What is asked: Below this line is a listing that includes pictures. Copy exactly, and only, the lines from the one containing "Write the seaborn" through the one containing "pseu_hg_err = [0.008, 0, 0, 0, 0, 0]"; the pictures do not go in the copy.

━━ Record set ━━

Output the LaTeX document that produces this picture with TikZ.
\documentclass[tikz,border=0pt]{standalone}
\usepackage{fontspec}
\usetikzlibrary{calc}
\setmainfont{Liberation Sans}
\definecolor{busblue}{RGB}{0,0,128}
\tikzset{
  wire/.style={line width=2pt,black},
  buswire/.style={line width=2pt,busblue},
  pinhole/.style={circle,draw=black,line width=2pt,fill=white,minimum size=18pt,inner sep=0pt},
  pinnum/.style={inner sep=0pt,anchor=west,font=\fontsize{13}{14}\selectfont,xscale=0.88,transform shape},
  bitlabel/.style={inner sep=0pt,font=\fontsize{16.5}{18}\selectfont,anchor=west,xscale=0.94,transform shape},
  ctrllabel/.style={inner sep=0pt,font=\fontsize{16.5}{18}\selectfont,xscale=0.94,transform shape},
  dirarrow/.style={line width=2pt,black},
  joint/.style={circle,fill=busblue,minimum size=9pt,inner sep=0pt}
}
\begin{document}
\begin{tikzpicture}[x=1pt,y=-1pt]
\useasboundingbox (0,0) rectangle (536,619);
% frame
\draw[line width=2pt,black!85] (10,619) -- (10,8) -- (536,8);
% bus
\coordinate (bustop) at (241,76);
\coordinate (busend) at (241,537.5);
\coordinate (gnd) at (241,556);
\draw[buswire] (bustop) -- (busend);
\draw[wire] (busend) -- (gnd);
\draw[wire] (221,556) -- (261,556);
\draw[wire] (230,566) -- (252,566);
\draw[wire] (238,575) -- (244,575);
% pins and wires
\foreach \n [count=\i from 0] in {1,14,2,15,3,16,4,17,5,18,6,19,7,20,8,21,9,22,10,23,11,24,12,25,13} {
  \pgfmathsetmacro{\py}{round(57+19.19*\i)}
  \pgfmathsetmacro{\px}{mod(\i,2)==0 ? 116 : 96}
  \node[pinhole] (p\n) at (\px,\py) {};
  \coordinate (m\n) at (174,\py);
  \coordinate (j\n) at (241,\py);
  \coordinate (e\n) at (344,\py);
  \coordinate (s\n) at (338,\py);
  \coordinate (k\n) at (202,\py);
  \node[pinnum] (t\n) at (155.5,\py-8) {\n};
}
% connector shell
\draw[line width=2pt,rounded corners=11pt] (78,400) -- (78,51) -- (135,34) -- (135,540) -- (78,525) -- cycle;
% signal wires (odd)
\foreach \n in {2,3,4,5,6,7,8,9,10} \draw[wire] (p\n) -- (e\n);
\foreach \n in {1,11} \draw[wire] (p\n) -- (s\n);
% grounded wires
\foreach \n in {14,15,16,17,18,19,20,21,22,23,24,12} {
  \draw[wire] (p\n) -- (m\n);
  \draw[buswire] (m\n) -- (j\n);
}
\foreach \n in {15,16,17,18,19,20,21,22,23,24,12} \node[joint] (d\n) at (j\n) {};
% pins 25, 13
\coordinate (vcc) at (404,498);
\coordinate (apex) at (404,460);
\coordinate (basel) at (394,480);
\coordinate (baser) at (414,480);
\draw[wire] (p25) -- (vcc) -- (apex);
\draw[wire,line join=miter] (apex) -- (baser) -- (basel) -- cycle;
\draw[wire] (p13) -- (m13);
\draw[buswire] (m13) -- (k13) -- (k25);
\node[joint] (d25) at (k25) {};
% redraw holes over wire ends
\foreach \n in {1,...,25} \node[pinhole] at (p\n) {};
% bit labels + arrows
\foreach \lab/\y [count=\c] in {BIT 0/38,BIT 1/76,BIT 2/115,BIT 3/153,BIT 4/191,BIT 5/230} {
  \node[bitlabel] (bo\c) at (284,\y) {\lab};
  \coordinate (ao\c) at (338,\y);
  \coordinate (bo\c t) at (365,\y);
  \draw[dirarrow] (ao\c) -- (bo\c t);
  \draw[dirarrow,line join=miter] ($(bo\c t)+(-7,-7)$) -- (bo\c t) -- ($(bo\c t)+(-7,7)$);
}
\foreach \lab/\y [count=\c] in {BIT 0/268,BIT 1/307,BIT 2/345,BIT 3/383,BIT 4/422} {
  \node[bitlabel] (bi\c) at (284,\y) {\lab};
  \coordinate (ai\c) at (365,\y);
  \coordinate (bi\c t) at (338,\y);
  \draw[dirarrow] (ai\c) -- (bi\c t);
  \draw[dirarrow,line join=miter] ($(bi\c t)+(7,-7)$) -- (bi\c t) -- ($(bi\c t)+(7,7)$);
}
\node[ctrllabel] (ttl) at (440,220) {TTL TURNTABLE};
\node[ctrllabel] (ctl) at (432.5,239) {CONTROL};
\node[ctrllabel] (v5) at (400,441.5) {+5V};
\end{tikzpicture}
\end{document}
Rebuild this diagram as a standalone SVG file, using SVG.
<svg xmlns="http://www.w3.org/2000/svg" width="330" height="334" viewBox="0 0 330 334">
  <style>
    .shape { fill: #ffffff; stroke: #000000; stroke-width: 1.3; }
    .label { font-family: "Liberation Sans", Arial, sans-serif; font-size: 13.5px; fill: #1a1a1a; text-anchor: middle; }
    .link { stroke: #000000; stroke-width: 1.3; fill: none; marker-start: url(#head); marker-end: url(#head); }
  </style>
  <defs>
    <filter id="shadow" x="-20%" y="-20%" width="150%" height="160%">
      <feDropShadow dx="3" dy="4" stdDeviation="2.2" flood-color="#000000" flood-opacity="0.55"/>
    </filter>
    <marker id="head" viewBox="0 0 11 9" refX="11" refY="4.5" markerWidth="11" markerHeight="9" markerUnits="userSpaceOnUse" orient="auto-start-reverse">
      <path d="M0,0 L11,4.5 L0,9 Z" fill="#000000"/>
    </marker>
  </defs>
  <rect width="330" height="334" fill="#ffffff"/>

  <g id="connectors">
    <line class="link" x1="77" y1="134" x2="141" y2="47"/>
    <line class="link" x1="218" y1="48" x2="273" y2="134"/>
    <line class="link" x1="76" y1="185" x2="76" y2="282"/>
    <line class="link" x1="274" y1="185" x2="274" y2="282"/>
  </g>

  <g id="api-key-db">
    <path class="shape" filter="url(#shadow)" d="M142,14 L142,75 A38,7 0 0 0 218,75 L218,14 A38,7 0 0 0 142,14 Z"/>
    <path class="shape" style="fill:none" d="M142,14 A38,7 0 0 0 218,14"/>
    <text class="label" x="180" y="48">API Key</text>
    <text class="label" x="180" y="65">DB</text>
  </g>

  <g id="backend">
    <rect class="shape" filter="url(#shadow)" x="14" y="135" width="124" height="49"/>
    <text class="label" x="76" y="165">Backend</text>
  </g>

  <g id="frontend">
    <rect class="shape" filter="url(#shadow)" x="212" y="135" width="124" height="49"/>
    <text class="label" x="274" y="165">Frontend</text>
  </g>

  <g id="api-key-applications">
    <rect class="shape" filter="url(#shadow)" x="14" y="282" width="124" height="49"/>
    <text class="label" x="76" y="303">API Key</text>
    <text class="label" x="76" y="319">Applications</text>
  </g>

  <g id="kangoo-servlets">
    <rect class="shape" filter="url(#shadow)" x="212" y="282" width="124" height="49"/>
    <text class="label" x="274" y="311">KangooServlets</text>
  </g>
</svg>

━━━
━━ Record set ━━

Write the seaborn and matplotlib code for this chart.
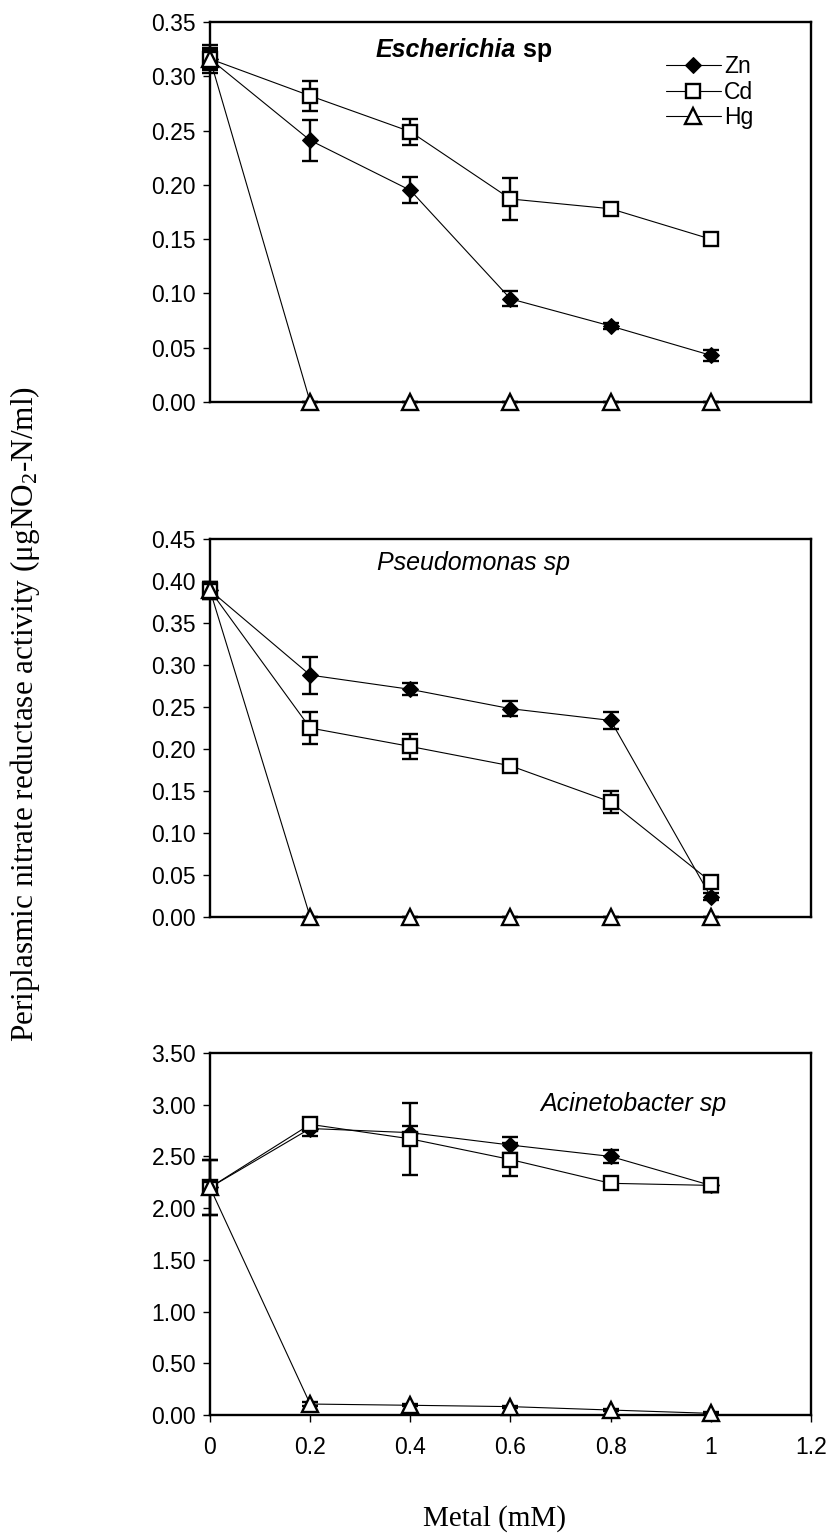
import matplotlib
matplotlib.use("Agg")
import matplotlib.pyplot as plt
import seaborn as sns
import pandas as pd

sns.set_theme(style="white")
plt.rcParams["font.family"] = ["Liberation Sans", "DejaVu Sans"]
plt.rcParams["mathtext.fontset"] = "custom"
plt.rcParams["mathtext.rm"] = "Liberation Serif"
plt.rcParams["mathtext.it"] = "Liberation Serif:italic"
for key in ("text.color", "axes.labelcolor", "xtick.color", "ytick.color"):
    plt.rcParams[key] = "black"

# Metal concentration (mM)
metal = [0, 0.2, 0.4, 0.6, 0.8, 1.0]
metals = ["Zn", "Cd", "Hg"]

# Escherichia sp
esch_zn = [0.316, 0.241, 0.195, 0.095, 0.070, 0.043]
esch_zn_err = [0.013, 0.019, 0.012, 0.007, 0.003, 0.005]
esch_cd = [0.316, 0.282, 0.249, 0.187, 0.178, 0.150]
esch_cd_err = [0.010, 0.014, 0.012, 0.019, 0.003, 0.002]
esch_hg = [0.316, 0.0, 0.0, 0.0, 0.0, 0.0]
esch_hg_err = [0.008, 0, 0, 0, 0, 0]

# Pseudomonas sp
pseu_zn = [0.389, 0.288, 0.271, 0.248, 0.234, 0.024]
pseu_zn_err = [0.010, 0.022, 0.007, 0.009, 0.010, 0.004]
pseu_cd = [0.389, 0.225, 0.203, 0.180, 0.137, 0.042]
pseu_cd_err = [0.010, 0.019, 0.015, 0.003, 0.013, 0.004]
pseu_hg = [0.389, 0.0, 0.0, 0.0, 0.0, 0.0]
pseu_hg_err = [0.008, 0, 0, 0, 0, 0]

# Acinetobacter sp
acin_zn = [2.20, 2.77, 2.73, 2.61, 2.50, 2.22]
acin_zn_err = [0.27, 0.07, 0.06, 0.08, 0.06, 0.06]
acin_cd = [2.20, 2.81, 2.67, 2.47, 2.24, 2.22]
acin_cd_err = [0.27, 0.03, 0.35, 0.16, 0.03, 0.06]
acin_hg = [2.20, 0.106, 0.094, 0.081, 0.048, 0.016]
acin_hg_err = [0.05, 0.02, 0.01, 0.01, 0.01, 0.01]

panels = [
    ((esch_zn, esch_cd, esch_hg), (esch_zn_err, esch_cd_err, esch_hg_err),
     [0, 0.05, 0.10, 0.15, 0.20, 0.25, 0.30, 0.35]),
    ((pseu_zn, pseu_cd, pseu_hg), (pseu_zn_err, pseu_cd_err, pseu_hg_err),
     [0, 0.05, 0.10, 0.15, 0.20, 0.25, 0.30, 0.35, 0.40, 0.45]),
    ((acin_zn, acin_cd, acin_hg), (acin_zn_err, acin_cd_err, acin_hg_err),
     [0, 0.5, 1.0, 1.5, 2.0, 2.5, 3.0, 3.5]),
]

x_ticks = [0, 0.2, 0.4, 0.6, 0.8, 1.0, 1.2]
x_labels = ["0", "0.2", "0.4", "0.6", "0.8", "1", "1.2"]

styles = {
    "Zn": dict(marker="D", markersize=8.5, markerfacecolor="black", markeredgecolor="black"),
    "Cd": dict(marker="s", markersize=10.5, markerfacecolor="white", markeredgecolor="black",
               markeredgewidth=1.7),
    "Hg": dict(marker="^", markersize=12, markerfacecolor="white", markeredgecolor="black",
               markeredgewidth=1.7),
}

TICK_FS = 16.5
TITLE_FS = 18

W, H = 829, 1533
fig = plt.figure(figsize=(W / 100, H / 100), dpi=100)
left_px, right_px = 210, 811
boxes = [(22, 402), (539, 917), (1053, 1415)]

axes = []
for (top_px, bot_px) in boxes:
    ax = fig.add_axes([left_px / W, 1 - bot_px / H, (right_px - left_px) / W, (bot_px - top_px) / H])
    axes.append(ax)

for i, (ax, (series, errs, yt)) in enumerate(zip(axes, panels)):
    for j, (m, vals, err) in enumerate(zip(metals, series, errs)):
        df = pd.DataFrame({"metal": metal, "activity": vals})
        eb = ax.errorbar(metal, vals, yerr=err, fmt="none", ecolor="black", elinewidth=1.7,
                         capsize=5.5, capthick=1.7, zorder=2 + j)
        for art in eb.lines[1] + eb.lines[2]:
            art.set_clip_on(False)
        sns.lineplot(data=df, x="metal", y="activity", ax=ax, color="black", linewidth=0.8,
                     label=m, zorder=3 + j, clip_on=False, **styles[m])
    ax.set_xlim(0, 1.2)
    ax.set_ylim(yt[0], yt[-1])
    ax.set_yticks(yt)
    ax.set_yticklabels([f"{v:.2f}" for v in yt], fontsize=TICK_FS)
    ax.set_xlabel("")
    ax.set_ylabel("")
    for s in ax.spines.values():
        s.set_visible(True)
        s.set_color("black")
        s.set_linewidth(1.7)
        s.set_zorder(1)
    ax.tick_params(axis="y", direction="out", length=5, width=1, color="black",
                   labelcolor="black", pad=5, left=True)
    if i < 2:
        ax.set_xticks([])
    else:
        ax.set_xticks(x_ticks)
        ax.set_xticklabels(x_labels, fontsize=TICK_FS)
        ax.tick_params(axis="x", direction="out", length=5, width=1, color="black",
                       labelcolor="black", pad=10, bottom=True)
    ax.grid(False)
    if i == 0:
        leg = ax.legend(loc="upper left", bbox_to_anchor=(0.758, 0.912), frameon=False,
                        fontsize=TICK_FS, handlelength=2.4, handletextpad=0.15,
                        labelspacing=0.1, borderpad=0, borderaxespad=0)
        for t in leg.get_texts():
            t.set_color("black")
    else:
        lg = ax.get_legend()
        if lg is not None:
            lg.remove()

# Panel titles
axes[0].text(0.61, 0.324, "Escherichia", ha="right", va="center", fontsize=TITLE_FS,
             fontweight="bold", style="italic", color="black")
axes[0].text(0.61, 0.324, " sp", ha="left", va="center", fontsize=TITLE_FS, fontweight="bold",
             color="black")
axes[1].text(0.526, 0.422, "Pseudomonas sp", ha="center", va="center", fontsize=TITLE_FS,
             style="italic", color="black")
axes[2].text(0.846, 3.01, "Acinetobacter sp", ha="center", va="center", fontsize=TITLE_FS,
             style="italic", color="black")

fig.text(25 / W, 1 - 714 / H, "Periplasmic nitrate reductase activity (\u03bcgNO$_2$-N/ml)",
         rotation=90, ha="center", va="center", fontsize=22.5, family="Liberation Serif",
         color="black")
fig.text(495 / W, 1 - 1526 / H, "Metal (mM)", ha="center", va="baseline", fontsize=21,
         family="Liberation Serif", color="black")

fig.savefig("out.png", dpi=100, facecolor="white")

━━━
━━ Record set ━━

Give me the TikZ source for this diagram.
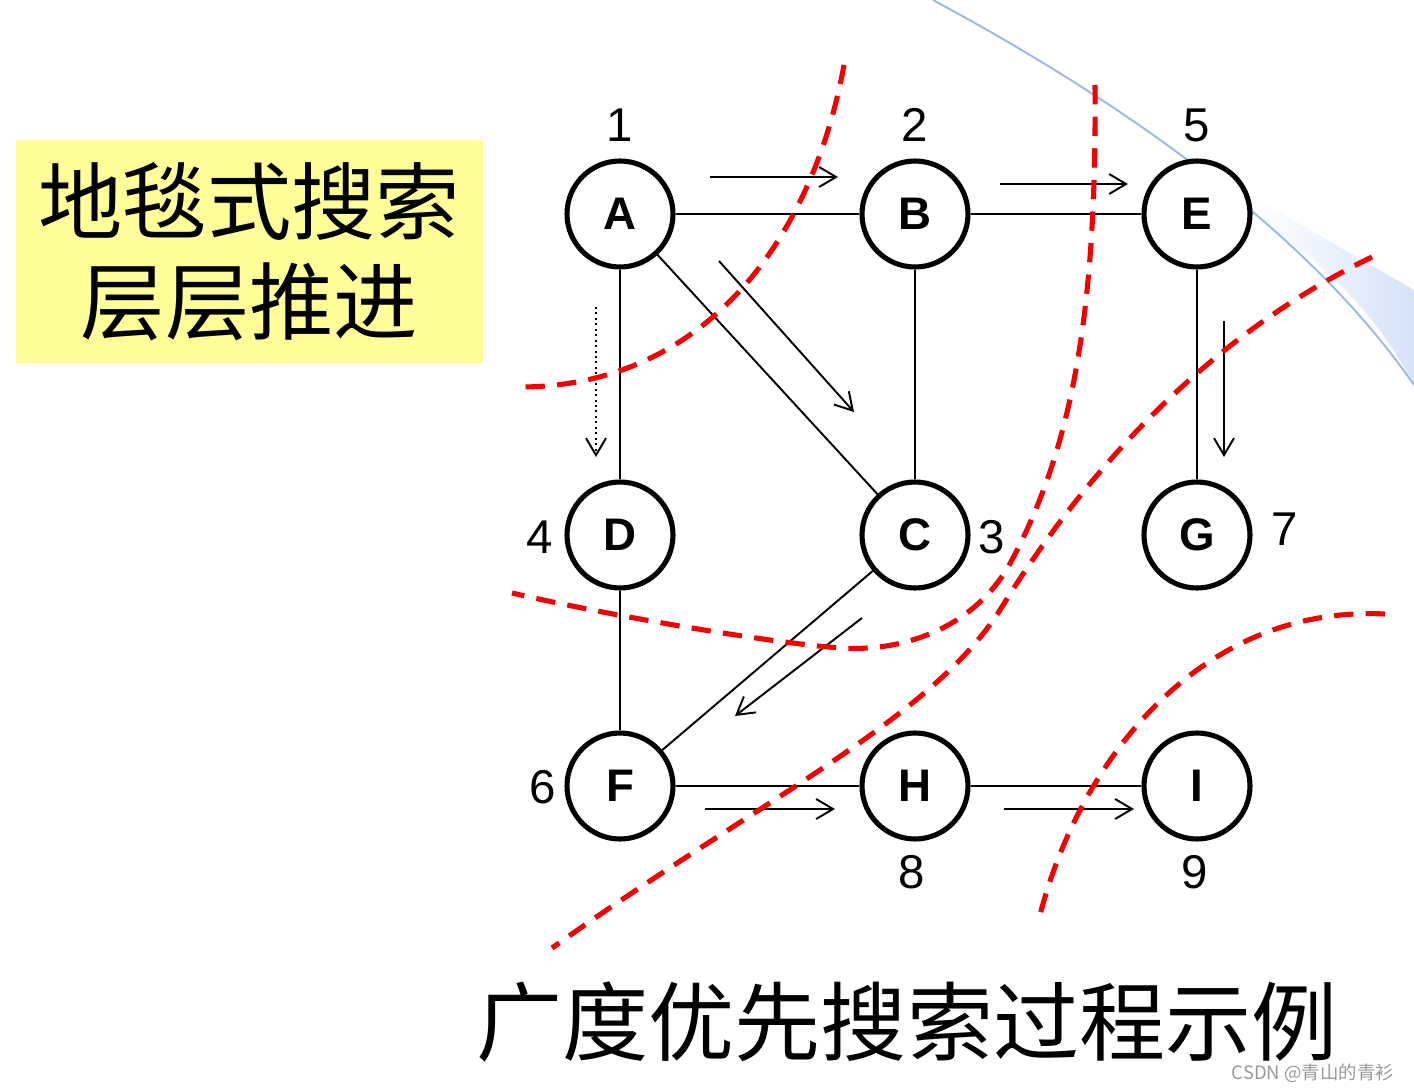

━━━

Output of the exercise:
Write the seaborn and matplotlib code for this chart.
import matplotlib
matplotlib.use("Agg")
import matplotlib.pyplot as plt
import seaborn as sns
import pandas as pd

sns.set_theme(style="white")
plt.rcParams["font.family"] = ["Liberation Sans", "DejaVu Sans"]
plt.rcParams["mathtext.fontset"] = "custom"
plt.rcParams["mathtext.rm"] = "Liberation Serif"
plt.rcParams["mathtext.it"] = "Liberation Serif:italic"
for key in ("text.color", "axes.labelcolor", "xtick.color", "ytick.color"):
    plt.rcParams[key] = "black"

# Metal concentration (mM)
metal = [0, 0.2, 0.4, 0.6, 0.8, 1.0]
metals = ["Zn", "Cd", "Hg"]

# Escherichia sp
esch_zn = [0.316, 0.241, 0.195, 0.095, 0.070, 0.043]
esch_zn_err = [0.013, 0.019, 0.012, 0.007, 0.003, 0.005]
esch_cd = [0.316, 0.282, 0.249, 0.187, 0.178, 0.150]
esch_cd_err = [0.010, 0.014, 0.012, 0.019, 0.003, 0.002]
esch_hg = [0.316, 0.0, 0.0, 0.0, 0.0, 0.0]
esch_hg_err = [0.008, 0, 0, 0, 0, 0]

# Pseudomonas sp
pseu_zn = [0.389, 0.288, 0.271, 0.248, 0.234, 0.024]
pseu_zn_err = [0.010, 0.022, 0.007, 0.009, 0.010, 0.004]
pseu_cd = [0.389, 0.225, 0.203, 0.180, 0.137, 0.042]
pseu_cd_err = [0.010, 0.019, 0.015, 0.003, 0.013, 0.004]
pseu_hg = [0.389, 0.0, 0.0, 0.0, 0.0, 0.0]
pseu_hg_err = [0.008, 0, 0, 0, 0, 0]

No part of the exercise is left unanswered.